# [Problem to solve]
Look through the listing below and give the number of lines that hold "Python". Say nothing more.

## start

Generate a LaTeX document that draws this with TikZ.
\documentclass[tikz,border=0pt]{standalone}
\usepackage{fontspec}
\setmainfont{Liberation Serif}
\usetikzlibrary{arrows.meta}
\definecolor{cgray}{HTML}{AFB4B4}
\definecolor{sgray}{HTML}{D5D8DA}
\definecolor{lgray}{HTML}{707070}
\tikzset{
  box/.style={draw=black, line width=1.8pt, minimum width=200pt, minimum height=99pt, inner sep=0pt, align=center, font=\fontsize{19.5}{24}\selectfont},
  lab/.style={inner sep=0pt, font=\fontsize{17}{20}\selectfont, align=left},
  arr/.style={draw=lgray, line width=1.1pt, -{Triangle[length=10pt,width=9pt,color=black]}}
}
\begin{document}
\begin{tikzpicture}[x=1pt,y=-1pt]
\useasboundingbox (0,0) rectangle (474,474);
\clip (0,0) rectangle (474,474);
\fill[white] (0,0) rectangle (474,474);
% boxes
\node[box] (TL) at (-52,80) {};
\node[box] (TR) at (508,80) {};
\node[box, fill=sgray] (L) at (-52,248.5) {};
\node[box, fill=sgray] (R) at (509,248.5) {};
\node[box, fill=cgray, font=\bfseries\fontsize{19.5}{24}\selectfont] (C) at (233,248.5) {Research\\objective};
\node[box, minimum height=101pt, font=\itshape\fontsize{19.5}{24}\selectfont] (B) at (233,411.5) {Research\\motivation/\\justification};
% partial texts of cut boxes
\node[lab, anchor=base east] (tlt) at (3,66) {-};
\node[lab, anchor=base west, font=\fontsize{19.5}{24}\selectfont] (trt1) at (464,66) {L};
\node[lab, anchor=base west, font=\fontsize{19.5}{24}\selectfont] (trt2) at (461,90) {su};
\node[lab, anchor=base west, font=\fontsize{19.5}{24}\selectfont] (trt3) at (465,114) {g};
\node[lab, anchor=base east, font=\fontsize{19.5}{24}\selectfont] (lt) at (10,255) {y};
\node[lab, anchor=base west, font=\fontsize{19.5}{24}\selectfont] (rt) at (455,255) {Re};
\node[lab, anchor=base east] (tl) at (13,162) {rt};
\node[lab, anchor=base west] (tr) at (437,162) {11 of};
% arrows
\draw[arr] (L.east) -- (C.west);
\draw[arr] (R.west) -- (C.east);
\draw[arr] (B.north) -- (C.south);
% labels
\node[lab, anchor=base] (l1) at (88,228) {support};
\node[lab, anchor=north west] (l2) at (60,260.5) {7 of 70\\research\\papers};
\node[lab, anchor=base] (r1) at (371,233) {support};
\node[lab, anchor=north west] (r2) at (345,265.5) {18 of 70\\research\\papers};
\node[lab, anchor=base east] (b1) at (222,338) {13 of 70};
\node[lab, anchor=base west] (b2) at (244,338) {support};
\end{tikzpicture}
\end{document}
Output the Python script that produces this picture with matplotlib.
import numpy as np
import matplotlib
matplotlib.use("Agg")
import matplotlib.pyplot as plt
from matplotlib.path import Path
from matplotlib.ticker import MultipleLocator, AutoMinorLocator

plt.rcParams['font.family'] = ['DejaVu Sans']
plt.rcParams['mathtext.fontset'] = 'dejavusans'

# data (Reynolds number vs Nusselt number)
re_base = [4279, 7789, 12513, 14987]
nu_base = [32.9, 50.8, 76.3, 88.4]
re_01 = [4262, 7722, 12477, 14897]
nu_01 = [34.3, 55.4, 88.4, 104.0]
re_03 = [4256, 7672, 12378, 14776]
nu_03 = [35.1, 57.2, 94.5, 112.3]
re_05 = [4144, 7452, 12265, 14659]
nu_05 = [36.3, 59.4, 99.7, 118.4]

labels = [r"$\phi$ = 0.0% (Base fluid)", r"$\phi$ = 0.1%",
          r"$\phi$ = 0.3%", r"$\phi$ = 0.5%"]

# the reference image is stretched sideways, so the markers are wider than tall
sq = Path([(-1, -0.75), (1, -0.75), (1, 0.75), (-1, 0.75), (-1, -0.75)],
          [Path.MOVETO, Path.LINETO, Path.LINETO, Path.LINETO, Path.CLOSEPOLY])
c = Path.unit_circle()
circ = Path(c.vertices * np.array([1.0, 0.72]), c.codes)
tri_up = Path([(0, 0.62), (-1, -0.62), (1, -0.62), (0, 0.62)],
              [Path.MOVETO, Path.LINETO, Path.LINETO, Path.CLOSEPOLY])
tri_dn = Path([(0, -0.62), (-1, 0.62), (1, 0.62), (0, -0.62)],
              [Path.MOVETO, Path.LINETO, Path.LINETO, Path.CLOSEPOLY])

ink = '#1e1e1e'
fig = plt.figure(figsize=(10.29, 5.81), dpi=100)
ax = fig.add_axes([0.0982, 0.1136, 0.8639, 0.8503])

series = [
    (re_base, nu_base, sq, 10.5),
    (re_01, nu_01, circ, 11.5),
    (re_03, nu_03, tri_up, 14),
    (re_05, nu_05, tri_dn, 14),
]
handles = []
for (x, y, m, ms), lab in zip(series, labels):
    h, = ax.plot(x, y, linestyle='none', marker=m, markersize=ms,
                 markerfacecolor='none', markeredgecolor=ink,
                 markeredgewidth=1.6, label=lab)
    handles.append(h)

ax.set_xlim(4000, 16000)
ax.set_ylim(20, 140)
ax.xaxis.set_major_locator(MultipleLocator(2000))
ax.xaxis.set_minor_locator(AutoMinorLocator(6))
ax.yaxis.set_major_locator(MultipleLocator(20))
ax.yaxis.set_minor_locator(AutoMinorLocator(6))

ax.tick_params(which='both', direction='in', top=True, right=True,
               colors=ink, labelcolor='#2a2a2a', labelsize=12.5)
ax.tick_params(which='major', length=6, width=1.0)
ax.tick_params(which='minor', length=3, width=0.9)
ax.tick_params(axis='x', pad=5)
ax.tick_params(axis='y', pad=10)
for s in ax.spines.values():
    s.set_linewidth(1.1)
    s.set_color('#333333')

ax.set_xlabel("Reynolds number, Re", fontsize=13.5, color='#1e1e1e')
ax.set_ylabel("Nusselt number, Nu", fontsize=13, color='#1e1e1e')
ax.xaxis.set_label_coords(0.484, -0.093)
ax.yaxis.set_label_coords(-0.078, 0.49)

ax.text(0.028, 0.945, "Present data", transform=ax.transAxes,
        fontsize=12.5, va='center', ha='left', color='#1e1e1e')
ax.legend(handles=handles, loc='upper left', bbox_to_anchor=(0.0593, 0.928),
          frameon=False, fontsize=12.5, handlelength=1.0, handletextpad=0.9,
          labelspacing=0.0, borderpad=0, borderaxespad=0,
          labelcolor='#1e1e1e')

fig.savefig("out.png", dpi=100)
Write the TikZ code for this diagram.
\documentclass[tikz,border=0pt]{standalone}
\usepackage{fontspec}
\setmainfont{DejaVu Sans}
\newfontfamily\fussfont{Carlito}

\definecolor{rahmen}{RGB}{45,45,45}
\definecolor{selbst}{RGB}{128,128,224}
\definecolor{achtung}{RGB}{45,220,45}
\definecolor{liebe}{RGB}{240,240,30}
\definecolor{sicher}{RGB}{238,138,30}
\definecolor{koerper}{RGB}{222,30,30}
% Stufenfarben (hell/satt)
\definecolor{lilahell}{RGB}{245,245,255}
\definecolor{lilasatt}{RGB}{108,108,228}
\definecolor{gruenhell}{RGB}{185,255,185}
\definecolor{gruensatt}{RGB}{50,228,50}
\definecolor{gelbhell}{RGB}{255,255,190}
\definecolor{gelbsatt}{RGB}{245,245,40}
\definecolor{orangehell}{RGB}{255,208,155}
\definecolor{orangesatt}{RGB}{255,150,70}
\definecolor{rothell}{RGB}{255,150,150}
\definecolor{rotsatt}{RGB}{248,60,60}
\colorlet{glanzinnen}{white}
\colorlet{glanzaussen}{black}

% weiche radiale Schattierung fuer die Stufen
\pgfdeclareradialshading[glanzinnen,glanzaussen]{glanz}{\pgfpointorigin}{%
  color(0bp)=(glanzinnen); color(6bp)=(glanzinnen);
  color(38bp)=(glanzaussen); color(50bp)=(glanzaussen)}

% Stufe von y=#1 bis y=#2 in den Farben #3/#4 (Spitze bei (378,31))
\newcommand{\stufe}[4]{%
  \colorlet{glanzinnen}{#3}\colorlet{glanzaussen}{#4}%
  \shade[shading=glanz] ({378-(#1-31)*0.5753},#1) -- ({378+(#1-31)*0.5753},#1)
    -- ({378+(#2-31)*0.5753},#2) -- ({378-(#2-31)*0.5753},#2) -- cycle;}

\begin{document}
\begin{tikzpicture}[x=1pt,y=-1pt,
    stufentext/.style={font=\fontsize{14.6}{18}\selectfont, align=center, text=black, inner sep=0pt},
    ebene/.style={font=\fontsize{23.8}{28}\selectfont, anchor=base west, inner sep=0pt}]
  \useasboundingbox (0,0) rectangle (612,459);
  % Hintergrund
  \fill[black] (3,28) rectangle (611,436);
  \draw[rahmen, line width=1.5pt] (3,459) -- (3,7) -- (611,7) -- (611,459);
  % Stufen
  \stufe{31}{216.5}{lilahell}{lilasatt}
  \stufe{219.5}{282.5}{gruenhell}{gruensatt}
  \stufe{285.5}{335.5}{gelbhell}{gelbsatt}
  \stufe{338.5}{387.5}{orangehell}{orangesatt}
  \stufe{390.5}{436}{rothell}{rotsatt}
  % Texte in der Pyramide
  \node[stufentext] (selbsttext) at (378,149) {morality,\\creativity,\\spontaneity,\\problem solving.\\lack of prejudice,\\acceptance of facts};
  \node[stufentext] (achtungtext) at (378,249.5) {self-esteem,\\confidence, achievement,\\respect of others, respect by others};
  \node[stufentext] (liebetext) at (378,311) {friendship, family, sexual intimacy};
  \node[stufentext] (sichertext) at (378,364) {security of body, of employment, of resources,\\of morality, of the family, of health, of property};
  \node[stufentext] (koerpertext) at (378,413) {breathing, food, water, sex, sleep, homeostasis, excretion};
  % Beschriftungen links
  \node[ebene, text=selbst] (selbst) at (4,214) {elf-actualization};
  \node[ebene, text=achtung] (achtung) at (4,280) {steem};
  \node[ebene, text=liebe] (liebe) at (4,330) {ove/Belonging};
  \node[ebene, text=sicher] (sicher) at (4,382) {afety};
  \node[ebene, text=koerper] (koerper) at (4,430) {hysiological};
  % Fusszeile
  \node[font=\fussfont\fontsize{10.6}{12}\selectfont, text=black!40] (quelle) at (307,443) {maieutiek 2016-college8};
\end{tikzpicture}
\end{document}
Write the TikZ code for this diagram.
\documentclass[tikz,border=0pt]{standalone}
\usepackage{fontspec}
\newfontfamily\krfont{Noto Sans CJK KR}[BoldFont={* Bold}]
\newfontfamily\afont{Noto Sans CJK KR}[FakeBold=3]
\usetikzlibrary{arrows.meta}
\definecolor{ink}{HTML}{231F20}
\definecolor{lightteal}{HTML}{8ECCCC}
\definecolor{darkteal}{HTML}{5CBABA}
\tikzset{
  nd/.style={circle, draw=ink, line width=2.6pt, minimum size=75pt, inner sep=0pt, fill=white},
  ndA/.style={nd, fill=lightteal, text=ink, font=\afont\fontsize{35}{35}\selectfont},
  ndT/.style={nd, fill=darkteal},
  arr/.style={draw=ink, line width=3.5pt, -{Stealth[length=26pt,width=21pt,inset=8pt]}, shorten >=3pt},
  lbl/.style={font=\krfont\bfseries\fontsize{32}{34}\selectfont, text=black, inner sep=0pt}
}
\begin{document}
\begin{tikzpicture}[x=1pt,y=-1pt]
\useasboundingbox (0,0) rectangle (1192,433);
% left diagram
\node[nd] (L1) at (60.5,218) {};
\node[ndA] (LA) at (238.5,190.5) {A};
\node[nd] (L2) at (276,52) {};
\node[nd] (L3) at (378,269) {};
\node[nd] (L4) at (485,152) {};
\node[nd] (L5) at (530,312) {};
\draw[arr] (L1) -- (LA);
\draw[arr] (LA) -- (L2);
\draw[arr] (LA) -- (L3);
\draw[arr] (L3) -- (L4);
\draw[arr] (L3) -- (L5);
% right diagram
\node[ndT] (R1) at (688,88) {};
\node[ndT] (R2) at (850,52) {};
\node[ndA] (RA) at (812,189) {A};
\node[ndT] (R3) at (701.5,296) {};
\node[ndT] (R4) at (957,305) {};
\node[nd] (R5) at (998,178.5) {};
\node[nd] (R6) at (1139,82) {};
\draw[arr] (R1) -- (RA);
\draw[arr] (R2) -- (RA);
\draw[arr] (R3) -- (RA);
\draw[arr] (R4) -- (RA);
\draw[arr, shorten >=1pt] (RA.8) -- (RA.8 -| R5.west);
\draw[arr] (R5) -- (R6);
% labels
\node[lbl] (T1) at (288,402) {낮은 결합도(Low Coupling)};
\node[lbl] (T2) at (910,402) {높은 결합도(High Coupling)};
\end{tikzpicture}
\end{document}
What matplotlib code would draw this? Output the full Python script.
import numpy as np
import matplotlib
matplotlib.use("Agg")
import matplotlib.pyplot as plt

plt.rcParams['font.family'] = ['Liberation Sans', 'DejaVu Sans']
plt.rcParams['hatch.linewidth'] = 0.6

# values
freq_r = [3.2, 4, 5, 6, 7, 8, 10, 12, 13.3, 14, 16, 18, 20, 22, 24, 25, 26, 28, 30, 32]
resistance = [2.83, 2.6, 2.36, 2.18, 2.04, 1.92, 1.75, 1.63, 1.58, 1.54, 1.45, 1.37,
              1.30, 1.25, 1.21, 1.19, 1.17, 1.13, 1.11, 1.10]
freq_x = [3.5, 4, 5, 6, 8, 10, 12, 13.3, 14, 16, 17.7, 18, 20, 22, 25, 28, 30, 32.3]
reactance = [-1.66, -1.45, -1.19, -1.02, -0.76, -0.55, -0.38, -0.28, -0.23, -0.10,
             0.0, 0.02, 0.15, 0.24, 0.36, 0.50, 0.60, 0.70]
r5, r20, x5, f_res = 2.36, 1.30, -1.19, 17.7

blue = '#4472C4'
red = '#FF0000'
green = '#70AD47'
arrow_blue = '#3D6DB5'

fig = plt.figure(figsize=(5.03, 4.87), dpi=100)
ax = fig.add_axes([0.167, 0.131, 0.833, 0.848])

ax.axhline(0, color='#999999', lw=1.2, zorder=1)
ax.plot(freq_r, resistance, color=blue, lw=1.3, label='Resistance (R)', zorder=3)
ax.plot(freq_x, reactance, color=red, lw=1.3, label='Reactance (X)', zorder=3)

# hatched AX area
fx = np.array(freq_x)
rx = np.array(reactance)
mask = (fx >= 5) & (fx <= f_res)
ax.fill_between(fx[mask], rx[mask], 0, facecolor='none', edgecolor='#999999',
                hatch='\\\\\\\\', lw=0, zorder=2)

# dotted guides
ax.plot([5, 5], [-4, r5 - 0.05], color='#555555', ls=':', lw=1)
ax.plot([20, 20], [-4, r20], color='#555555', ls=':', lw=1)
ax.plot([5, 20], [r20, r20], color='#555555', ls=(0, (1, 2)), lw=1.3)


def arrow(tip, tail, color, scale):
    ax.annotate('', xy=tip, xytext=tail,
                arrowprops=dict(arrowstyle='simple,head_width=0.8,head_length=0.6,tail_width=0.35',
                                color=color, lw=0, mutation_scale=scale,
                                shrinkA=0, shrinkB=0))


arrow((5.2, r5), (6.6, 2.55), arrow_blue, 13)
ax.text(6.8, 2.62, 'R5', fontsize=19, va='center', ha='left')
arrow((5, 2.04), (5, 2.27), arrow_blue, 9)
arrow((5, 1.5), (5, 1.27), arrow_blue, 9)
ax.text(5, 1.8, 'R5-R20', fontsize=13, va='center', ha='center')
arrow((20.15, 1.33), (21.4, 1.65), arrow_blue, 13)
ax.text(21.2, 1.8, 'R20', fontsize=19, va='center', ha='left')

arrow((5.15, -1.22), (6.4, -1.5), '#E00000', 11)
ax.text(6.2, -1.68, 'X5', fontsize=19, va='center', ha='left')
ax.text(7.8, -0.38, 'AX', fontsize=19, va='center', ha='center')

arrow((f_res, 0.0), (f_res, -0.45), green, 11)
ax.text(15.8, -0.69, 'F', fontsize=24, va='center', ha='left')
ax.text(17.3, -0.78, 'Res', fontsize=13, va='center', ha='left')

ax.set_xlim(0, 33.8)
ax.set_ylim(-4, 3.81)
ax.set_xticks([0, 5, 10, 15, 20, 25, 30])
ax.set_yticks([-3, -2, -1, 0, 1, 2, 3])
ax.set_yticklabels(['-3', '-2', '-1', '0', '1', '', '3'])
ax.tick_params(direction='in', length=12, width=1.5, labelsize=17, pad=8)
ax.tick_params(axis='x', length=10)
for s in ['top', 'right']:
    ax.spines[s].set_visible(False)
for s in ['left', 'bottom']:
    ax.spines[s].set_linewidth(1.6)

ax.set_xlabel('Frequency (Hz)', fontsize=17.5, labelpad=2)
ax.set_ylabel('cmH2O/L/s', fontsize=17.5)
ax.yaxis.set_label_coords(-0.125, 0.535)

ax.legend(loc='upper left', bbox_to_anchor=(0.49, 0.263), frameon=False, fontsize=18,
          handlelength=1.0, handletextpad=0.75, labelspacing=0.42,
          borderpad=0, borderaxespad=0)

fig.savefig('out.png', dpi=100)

## end

# [In response]
2